Alors qu’en Italie, les responsables des morts de l’amiante ont été condamnées, la justice française reste toujours du côté de l’industrie. Pour l’amiante comme pour le nucléaire, les coupables restent à l’abri.
La protection sanitaire des citoyens français ne peut être assurée tant que dure la collusion organisée entre industriels, politiques et institutions de recherche. L’affaire de l’amiante exhibe les failles de la justice française : la non condamnation des moeurs du comité permanent amiante (CPA) ouvre la voie à d’autres désastres.

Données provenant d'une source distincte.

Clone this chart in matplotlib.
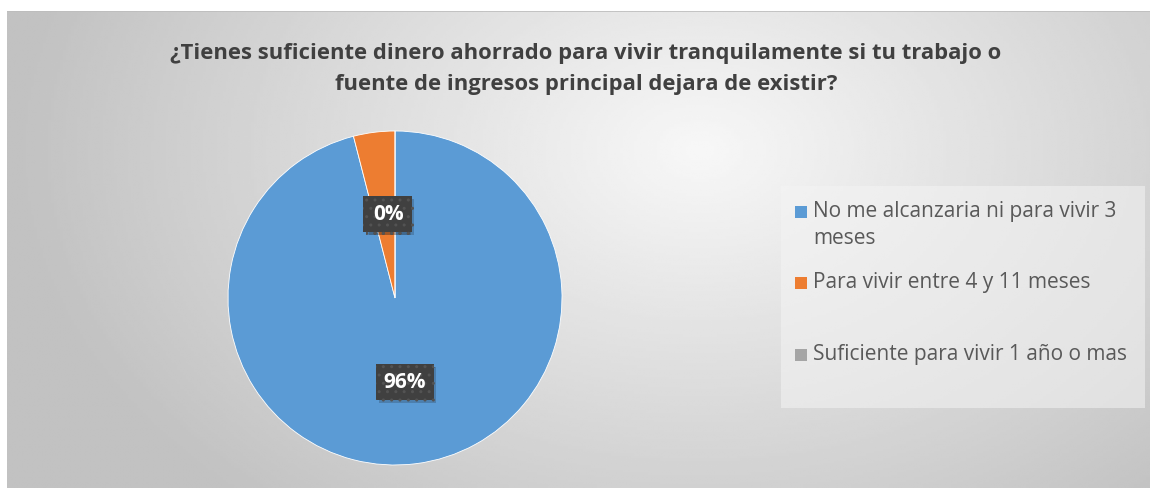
import numpy as np
import matplotlib
matplotlib.use("Agg")
import matplotlib.pyplot as plt
from matplotlib.patches import Rectangle
import matplotlib.patheffects as pe

# data
labels = ["No me alcanzaria ni para vivir 3\nmeses",
          "Para vivir entre 4 y 11 meses",
          "Suficiente para vivir 1 año o mas"]
shares = [96, 4, 0]
colors = ["#5B9BD5", "#ED7D31", "#A5A5A5"]
title = ("¿Tienes suficiente dinero ahorrado para vivir tranquilamente si tu trabajo o\n"
         "fuente de ingresos principal dejara de existir?")

W, H = 1150, 488
fig = plt.figure(figsize=(W / 100, H / 100), dpi=100)
fig.patch.set_facecolor("white")

def fx(x):
    return x / W

def fy(y):
    return 1 - y / H

# chart area background (radial grey gradient)
bg = fig.add_axes([fx(7), 0, fx(W - 7), (H - 11) / H])
xx, yy = np.meshgrid(np.linspace(7, W, 400), np.linspace(11, H, 200))
d = np.sqrt(((xx - 700) / 650) ** 2 + ((yy - 150) / 450) ** 2)
shade = np.clip(0.97 - 0.2 * d, 0.76, 1)
bg.imshow(shade, cmap="gray", vmin=0, vmax=1, aspect="auto",
          extent=[7, W, H, 11], interpolation="bilinear")
bg.set_xlim(7, W)
bg.set_ylim(H, 11)
bg.axhline(11.5, color="#bdbdbd", lw=1.2)
bg.axis("off")

fig.text(fx(586), fy(69), title, ha="center", va="center", fontsize=15.8,
         fontweight="bold", color="#404040", family="Open Sans", linespacing=1.6)

# pie
cx, cy, r = 395, 298, 167
ax = fig.add_axes([fx(cx - r), fy(cy + r), 2 * r / W, 2 * r / H])
ax.pie(shares, colors=colors, startangle=90, counterclock=False,
       wedgeprops=dict(linewidth=0.6, edgecolor="white"))
ax.set_aspect("equal")
ax.set_xlim(-1, 1)
ax.set_ylim(-1, 1)

# data labels (dark boxes)
lab_pos = [(405, 382), (386, 214), (389, 214)]
for (px, py), v in zip(lab_pos, shares):
    t = fig.text(fx(px), fy(py), f"{v}%", ha="center", va="center",
                 fontsize=15, fontweight="bold", color="white", family="Open Sans",
                 bbox=dict(boxstyle="square,pad=0.35", facecolor="#404040",
                           edgecolor="#535353", hatch="..", linewidth=0))
    t.get_bbox_patch().set_path_effects(
        [pe.SimplePatchShadow(offset=(2, -2), alpha=0.2), pe.Normal()])

# legend
leg = Rectangle((fx(781), fy(408)), fx(1145 - 781), (408 - 186) / H,
                transform=fig.transFigure, facecolor="#f4f4f4", alpha=0.55,
                edgecolor="none")
fig.add_artist(leg)
leg_y = [212, 283, 355]
for lab, c, y in zip(labels, colors, leg_y):
    fig.add_artist(Rectangle((fx(795), fy(y + 6)), 12 / W, 12 / H,
                             transform=fig.transFigure, facecolor=c,
                             edgecolor="none"))
    fig.text(fx(813), fy(y - 11), lab, ha="left", va="top", fontsize=15,
             color="#595959", family="Open Sans", linespacing=1.4)

fig.savefig("out.png", dpi=100)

Tout le monde pense aux pesticides (le chlordécone aux Antilles), aux perturbateurs endocriniens diffus (les phtalates dans les plastiques) ou aux nanoparticules (les nanotubes de carbone aux effets similaires à l’amiante).
« La différence entre l’Italie et la France, c’est l’indépendance des procureurs », a souligné, samedi 25 février, le procureur de la République de Turin, Raffaele Guariniello, invité à s’exprimer au Barreau de Paris sur « les crimes sociaux et environnementaux : nouvelles frontières de la responsabilité pénale ». (...)
Les politiques se protègent
Et les dégâts se poursuivent, à l’autre bout de la planète.
Le Canada continue à exporter son minerai, le chrysotile, dans les pays en développement (100 000 tonnes par an). En Inde, dix nouvelles usines de ces plaques de ciment à l’amiante vont voir le jour, rien que cette année. Les Indiens commencent bien à s’inquiéter des répercussions de l’amiante sur la santé, les manifestations se multiplient. Mais la Cour suprême indienne a refusé un recours qui visait à interdire ce produit. L’Inde va donc sans doute rester encore longtemps le premier importateur mondial d’amiante, la Chine, elle, en produit.
Et ce n’est pas un hasard si le repreneur potentiel de l’une des deux mines québécoises est un Canadien d’origine indienne, déjà très impliqué dans le commerce entre les deux pays. (...)
L’Inde, l’Indonésie, les Philippines sont devenus les nouveaux marchés de l’amiante canadienne.
On constate ainsi que dans l’Hexagone, les pouvoirs en place ne tirent aucune leçon des compromissions gravissimes repérées dans les affaires du sang contaminé, de l’hormone de croissance ou même de la catastrophe de Tchernobyl. Pour en sortir, une véritable inspection des services judiciaires devrait être ordonnée. (...)
Pour Jean Paul Teissonnière, avocat de l’Association nationale des victimes de l’amiante (ANDEVA), « le droit pénal ne donne pas les instruments pour attraper une réalité, celle d’exploitants qui continuent une activité dont ils savent pertinemment la dangerosité. Si le droit pénal ne joue pas son rôle symbolique en énonçant les interdits, nous nous exposons à reproduire les mêmes catastrophes, avec les nanoparticules ou les cancérogènes notamment les perturbateurs endocriniens ». Notons que l’avocat parisien est poursuivi pour diffamation par la direction française du groupe Eternit, suite à la publication d’une interview donnée à Télérama. (...)
Le procès de Turin constitue aujourd’hui un phare dans l’océan de l’impunité organisée. Et le procureur Raffaele Guariniello n’a pas l’intention de se laisser enfermer dans sa botte italienne ! Il sait que des extractions d’amiante se poursuivent au Canada, en Chine et au Brésil pour utilisation en Inde, aux Philippines et en Indonésie.
Il en appelle à la création d’un « parquet européen » pour mener des enquêtes ou perquisitions transfrontalières rapides et efficaces. « Les crimes voyagent à la vitesse de la lumière, la justice se déplace encore en diligence », constate le magistrat italien qui estime que « l’Europe est un paradis pénal ».
Un autre défi réside dans l’alliance des associations de victimes (...)
Si l’Alliance pour la planète ne s’est pas ranimée en ces temps électoraux, il est probable qu’une « Alliance pour les vivants » voie prochainement le jour, comme un « système immunitaire » contre « l’insoutenable ». Le livre de Robert Proctor, Golden Holocaust [4], qui paraît ces jours-ci aux Etats unis sur les cigarettiers et la formidable « ingénierie du consentement » qui les porte achèvera de convaincre.